(Elisa Moro) – “Così Colui che, in principio, aveva plasmato Adamo, proprio Lui, …ha rimodellato gli occhi di questo discendente di Adamo” (Sant’Ireneo di Lione, Contro le eresie, V, 15): la liturgia della IV domenica di Quaresima, Laetare, invita a gioire per la vicinanza della Pasqua, “ma dove si trova la sorgente della gioia cristiana se non nell’Eucaristia” (Benedetto XVI, 18/03/2007), in quel “raggio di quel sole senza tramonto che è Gesù risorto” (Papa Francesco, 22/11/2017). Proprio sulla luce si gioca la pagina giovannea del cieco nato (Gv. 9, 1-4 1).
“Finché io sono nel mondo, sono la luce del mondo” (v. 5): Cristo presenta se stesso come Luce vera (Gv. 8, 12), capace di vincere le cecità di ogni uomo. Non è sufficiente, infatti, fermarsi alla semplice lettura del miracolo, ma è necessario approfondirne il senso celato. Il cieco nato, immagine dell’umanità, è guarito dall’azione di Cristo; egli contempla non solo il mondo con gli occhi di carne, ma è invitato a rischiarare di luce il suo cuore, così come: “anche noi siamo nati ciechi da Adamo e abbiamo bisogno di essere illuminati da lui con il lume della fede” (Sant’Agostino, Comm. Giov., 43).
C’è bisogno di vedere con fede quell’essenziale “che è invisibile agli occhi” (cfr. Il Piccolo Principe): è proprio la Liturgia che “ci permette, qui, sulla terra, di vedere Dio nella celebrazione dei misteri e, nel vederlo prendere vita dalla Sua Pasqua” (DD. 43).
“Ed egli disse: «Credo, Signore!». E si prostrò dinanzi a lui” (v. 38). E’ da evidenziare il graduale cammino di fede del cieco nato: dapprima lo incontra come “uomo” (v.11), poi lo considera un “profeta” (v. 17), infine lo proclama “Signore” (v. 38), attirando a sé “molti ciechi nel cuore e guarendoli” (Efrem, Diatessaron, 16, 28-32), divenendo testimone di Cristo.

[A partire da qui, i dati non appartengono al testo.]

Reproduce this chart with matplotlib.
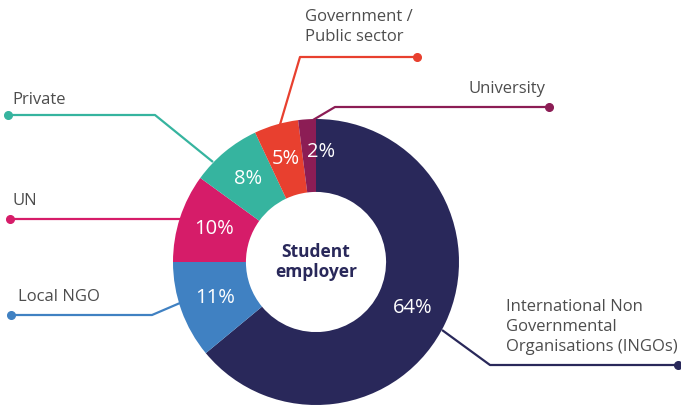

Mediante il Battesimo, la cecità causata dal peccato è stata illuminata dalla grazia e ogni cristiano è chiamato a compiere un cammino di conformazione a Cristo, lasciandosi trasformare a Sua immagine, lasciando che il cuore sia illuminato dalla Luce vera: “Tu guida i miei passi, luce gentile, non chiedo di vedere assai lontano mi basta un passo, solo il primo passo, conducimi avanti, luce gentile” (John Henry Newman).
Gv 9, 1.6-9.13-17.34-38 (forma breve)
In quel tempo, Gesù passando vide un uomo cieco dalla nascita; sputò per terra, fece del fango con la saliva, spalmò il fango sugli occhi del cieco e gli disse: «Va’ a lavarti nella piscina di Sìloe», che significa “Inviato”. Quegli andò, si lavò e tornò che ci vedeva. Allora i vicini e quelli che lo avevano visto prima, perché era un mendicante, dicevano: «Non è lui quello che stava seduto a chiedere l’elemosina?». Alcuni dicevano: «È lui»; altri dicevano: «No, ma è uno che gli assomiglia». Ed egli diceva: «Sono io!». Condussero dai farisei quello che era stato cieco: era un sabato, il giorno in cui Gesù aveva fatto del fango e gli aveva aperto gli occhi. Anche i farisei dunque gli chiesero di nuovo come aveva acquistato la vista. Ed egli disse loro: «Mi ha messo del fango sugli occhi, mi sono lavato e ci vedo». Allora alcuni dei farisei dicevano: «Quest’uomo non viene da Dio, perché non osserva il sabato». Altri invece dicevano: «Come può un peccatore compiere segni di questo genere?». E c’era dissenso tra loro. Allora dissero di nuovo al cieco: «Tu, che cosa dici di lui, dal momento che ti ha aperto gli occhi?». Egli rispose: «È un profeta!». Gli replicarono: «Sei nato tutto nei peccati e insegni a noi?». E lo cacciarono fuori. Gesù seppe che l’avevano cacciato fuori; quando lo trovò, gli disse: «Tu, credi nel Figlio dell’uomo?». Egli rispose: «E chi è, Signore, perché io creda in lui?». Gli disse Gesù: «Lo hai visto: è colui che parla con te». Ed egli disse: «Credo, Signore!». E si prostrò dinanzi a lui.